A Kubernetes node manages and runs pods; it’s the machine (whether virtualized or physical) that performs the given work. Just as pods collect individual containers that operate together, a node collects entire pods that function together. When you’re operating at scale, you want to be able to hand work over to a node whose pods are free to take it.

Master Server Components

API Server

The API server exposes a REST interface to the Kubernetes cluster. All operations against pods, services, and so forth, are executed programmatically by communicating with the endpoints provided by it.

Scheduler

The scheduler is responsible for assigning work to the various nodes. It keeps watch over the resource capacity and ensures that a worker node’s performance is within an appropriate threshold.

Controller-Manager

The controller-manager is responsible for making sure that the shared state of the cluster is operating as expected.

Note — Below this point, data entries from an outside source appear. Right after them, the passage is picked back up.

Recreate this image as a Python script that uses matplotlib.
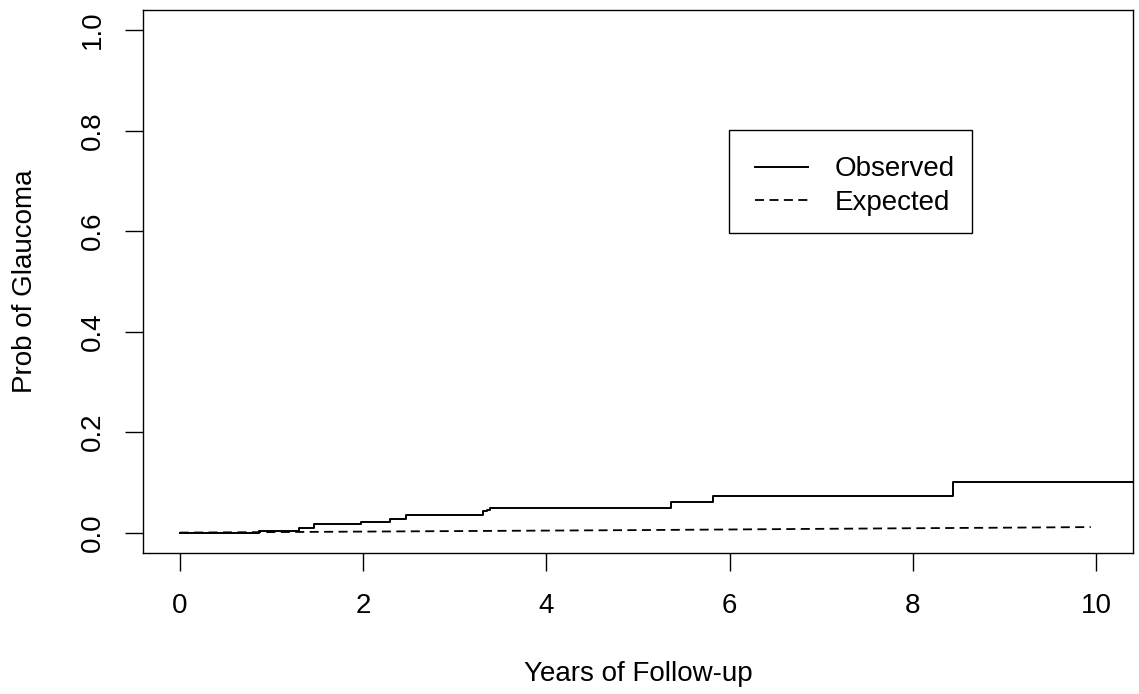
import numpy as np
import matplotlib
matplotlib.use("Agg")
import matplotlib.pyplot as plt
from matplotlib.patches import Rectangle

plt.rcParams['font.family'] = ['Liberation Sans', 'DejaVu Sans']

# observed cumulative incidence (step function)
obs_time = [0, 0.87, 1.30, 1.46, 1.98, 2.29, 2.47, 3.31, 3.35, 3.38, 5.36, 5.82, 8.44, 10.4]
obs_prob = [0, 0.003, 0.0086, 0.0165, 0.021, 0.0277, 0.0356, 0.042, 0.045, 0.0496, 0.060, 0.073, 0.1007, 0.1007]

# expected cumulative incidence
exp_time = [0, 1, 2, 3, 4, 5, 6, 7, 8, 9, 9.94]
exp_prob = [0, 0.001, 0.002, 0.003, 0.004, 0.005, 0.0062, 0.0075, 0.0087, 0.0098, 0.011]

x_ticks = [0, 2, 4, 6, 8, 10]
y_ticks = [0.0, 0.2, 0.4, 0.6, 0.8, 1.0]

fig = plt.figure(figsize=(11.39, 6.94), dpi=100)
ax = fig.add_axes([143 / 1139, 1 - 552.7 / 694, 990 / 1139, 542.7 / 694])

ax.plot(obs_time, obs_prob, color='black', lw=1.4, drawstyle='steps-post', label='Observed')
ax.plot(exp_time, exp_prob, color='black', lw=1.3, linestyle=(0, (5, 3)), label='Expected')

ax.set_xlim(-0.4, 10.4)
ax.set_ylim(-0.04, 1.04)
ax.set_xticks(x_ticks)
ax.set_xticklabels([str(t) for t in x_ticks])
ax.set_yticks(y_ticks)
ax.set_yticklabels(['%.1f' % t for t in y_ticks], rotation=90, va='center')

for s in ax.spines.values():
    s.set_linewidth(1.0)
ax.tick_params(axis='both', direction='out', length=13, width=1.0, labelsize=20)
ax.tick_params(axis='x', pad=16)
ax.tick_params(axis='y', pad=14)

ax.set_xlabel('Years of Follow-up', fontsize=20, labelpad=30)
ax.set_ylabel('Prob of Glaucoma', fontsize=20, labelpad=30)

# legend entries without frame, box drawn separately (R style, tighter on the right)
leg = ax.legend(loc='upper left', bbox_to_anchor=(0.592, 0.779), fontsize=20,
                frameon=False, handlelength=1.9, handletextpad=0.95,
                labelspacing=0.27, borderpad=0.95, borderaxespad=0)
ax.add_patch(Rectangle((0.592, 0.589), 0.245, 0.19, transform=ax.transAxes,
                       fill=False, edgecolor='black', lw=1.0, zorder=5))

fig.savefig('out.png', dpi=100)
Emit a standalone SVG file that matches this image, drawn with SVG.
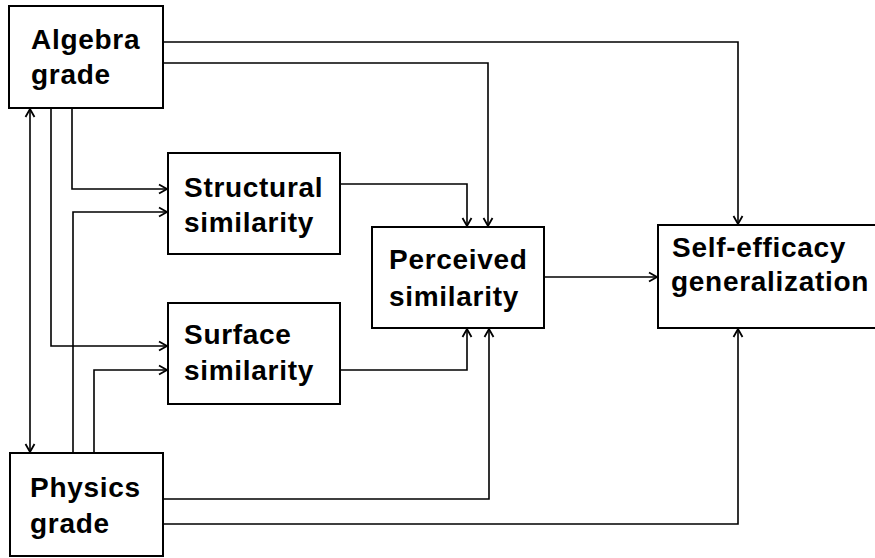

More accurately, the controller manager oversees various controllers which respond to events (e.g., if a node goes down).

Worker Node Components

Kubelet

A Kubelet tracks the state of a pod to ensure that all the containers are running. It provides a heartbeat message every few seconds to the master server. If a replication controller does not receive that message, the node is marked as unhealthy.

Kube Proxy

The Kube proxy routes traffic coming into a node from the service. It forwards requests for work to the correct containers.

etcd

etcd is a distributed key-value store that Kubernetes uses to share information about the overall state of a cluster. Additionally, nodes can refer to the global configuration data stored there to set themselves up whenever they are regenerated.

Conclusion

By understanding how the basic building blocks fit together, you can begin to design systems that fully leverage the capabilities of the platform to run and manage your workloads at scale.